Where we wasted billions before (Yo, Enron boys.), we have now learnt that we
can spend hundreds of billions (on two fronts) and apparently not suffer for it
(Yo Mister President.) We look, therefore, not only to a return to the
comforts of 1980s, but to an immense broadening and intensification of them.
All classes alike thus build their plans, the rich to spend more and save less,
the poor to spend more and work less (rising tide lifs all the boats, Yeah
baby.)

But perhaps it is only in Amerika (Para Espanol press numero dos) that it is
possible to be so unconscious. In the rest of the world the earth heaves and no
one but is aware of the rumblings.
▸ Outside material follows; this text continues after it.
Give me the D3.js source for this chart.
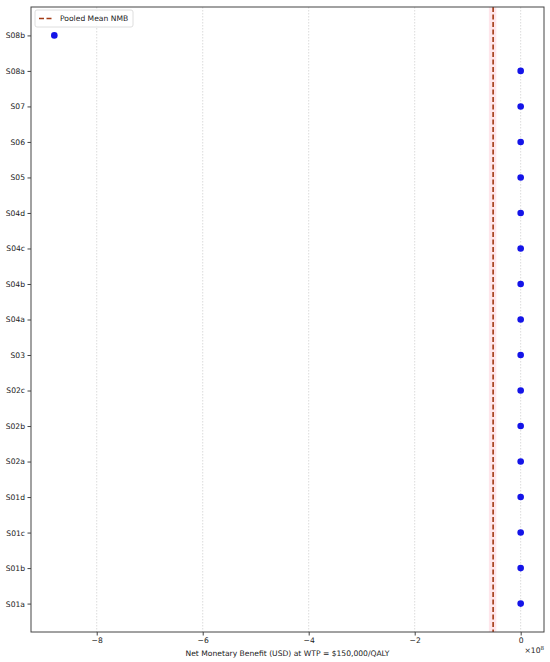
<!DOCTYPE html>
<html>
<head>
<meta charset="utf-8">
<script src="https://cdn.jsdelivr.net/npm/d3@7"></script>
<style>
  html, body { margin: 0; padding: 0; background: #fff; }
  svg { display: block; font-family: "DejaVu Sans", sans-serif; }
</style>
</head>
<body>
<svg id="chart" width="550" height="662"></svg>
<script>
// ---- data ----
const studies = ["S01a","S01b","S01c","S01d","S02a","S02b","S02c","S03",
                 "S04a","S04b","S04c","S04d","S05","S06","S07","S08a","S08b"];
const nmb = [0, 0, 0, 0, 0, 0, 0, 0, 0, 0, 0, 0, 0, 0, 0, 0, -8.8e8];
const pooledMean = -0.52e8;
const pooledLow = -0.6e8;
const pooledHigh = -0.46e8;
const xTicks = [-8e8, -6e8, -4e8, -2e8, 0];
const xTickLabels = ["\u22128", "\u22126", "\u22124", "\u22122", "0"];
const xLabel = "Net Monetary Benefit (USD) at WTP = $150,000/QALY";
const legendLabel = "Pooled Mean NMB";

// ---- layout ----
const svg = d3.select("#chart");
const L = 31, R = 544, T = 7, B = 632;

const xmin = d3.min(nmb), xmax = d3.max(nmb);
const xpad = (xmax - xmin) * 0.05;
const x = d3.scaleLinear().domain([xmin - xpad, xmax + xpad]).range([L, R]);
const n = studies.length;
const ypad = (n - 1) * 0.05;
const y = d3.scaleLinear().domain([-ypad, n - 1 + ypad]).range([B, T]);

// grid
svg.append("g").selectAll("line").data(xTicks).join("line")
  .attr("x1", d => x(d)).attr("x2", d => x(d))
  .attr("y1", T).attr("y2", B)
  .attr("stroke", "#d2d2d2").attr("stroke-width", 0.8)
  .attr("stroke-dasharray", "1.5,1.5");

// pooled CI band
svg.append("rect")
  .attr("x", x(pooledLow)).attr("width", x(pooledHigh) - x(pooledLow))
  .attr("y", T).attr("height", B - T)
  .attr("fill", "#ffc8d2").attr("opacity", 0.45);

// pooled mean line
svg.append("line")
  .attr("x1", x(pooledMean)).attr("x2", x(pooledMean))
  .attr("y1", T).attr("y2", B)
  .attr("stroke", "#a33b14").attr("stroke-width", 1.6)
  .attr("stroke-dasharray", "5,2.5");

// points
svg.append("g").selectAll("circle").data(studies).join("circle")
  .attr("cx", (d, i) => x(nmb[i]))
  .attr("cy", (d, i) => y(i))
  .attr("r", 3.3)
  .attr("fill", "#1414e8");

// axes box
svg.append("rect").attr("x", L).attr("y", T).attr("width", R - L).attr("height", B - T)
  .attr("fill", "none").attr("stroke", "#444").attr("stroke-width", 1);

// x axis
const xAxis = d3.axisBottom(x).tickValues(xTicks)
  .tickFormat((d, i) => xTickLabels[i]).tickSize(3.5).tickPadding(2.5);
const gx = svg.append("g").attr("transform", `translate(0,${B})`).call(xAxis);
gx.select(".domain").remove();
gx.selectAll("line").attr("stroke", "#444");
gx.selectAll("text").attr("font-size", 7.6).attr("fill", "#222")
  .attr("font-family", "DejaVu Sans, sans-serif");

// y axis
const yAxis = d3.axisLeft(y).tickValues(d3.range(n))
  .tickFormat(i => studies[i]).tickSize(3.5).tickPadding(2.5);
const gy = svg.append("g").attr("transform", `translate(${L},0)`).call(yAxis);
gy.select(".domain").remove();
gy.selectAll("line").attr("stroke", "#444");
gy.selectAll("text").attr("font-size", 7.6).attr("fill", "#222")
  .attr("font-family", "DejaVu Sans, sans-serif");

// x label
svg.append("text").attr("x", (L + R) / 2).attr("y", 656)
  .attr("text-anchor", "middle").attr("font-size", 7.6).attr("fill", "#222")
  .text(xLabel);

// offset text
const off = svg.append("text").attr("x", R).attr("y", 653)
  .attr("text-anchor", "end").attr("font-size", 7.6).attr("fill", "#222");
off.append("tspan").text("\u00d710");
off.append("tspan").attr("dy", -3).attr("font-size", 5.5).text("8");

// legend
const lg = svg.append("g").attr("transform", `translate(${L + 4},${T + 3})`);
lg.append("rect").attr("width", 98).attr("height", 17).attr("rx", 2)
  .attr("fill", "#fff").attr("fill-opacity", 0.8)
  .attr("stroke", "#d6d6d6").attr("stroke-width", 0.8);
lg.append("line").attr("x1", 4).attr("x2", 18).attr("y1", 8.5).attr("y2", 8.5)
  .attr("stroke", "#a33b14").attr("stroke-width", 1.6).attr("stroke-dasharray", "5,2.5");
lg.append("text").attr("x", 25).attr("y", 11.3).attr("font-size", 7.6).attr("fill", "#222")
  .text(legendLabel);
</script>
</body>
</html>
There it is not just a matter of
extravagance or 'labour troubles'; but of life and death (Yo, my people in
Somalia), of starvation and existence (Yo, my people in Sudan), and of the
fearful convulsions of a dying civilisation (Farewell to you Arabian Nights of
Kurdistan)

In this winter of 2003 in which I write, we are at the dead season of our
fortunes. The reaction from the exertions, the fears, and the sufferings of the
past years is at its height. Our power of feeling or caring beyond the
immediate questions of our own material well-being is temporarily eclipsed. We
have been moved already beyond endurance, and need rest. Never in the lifetime
of men now living has the universal element in the soul of man burnt so dimly.
For these reasons the true voice of the new generation has not yet spoken"

Thank you for your attention
Marek J
---
The above was appropriated, reconfigured and adapted from John Maynard Keynes's
introduction to "The Economic Consequences of the Peace"
in the year of Our Lord, The Decimal System 1919.

P.S. Thanks Tom for posting. I didn't have means during the day.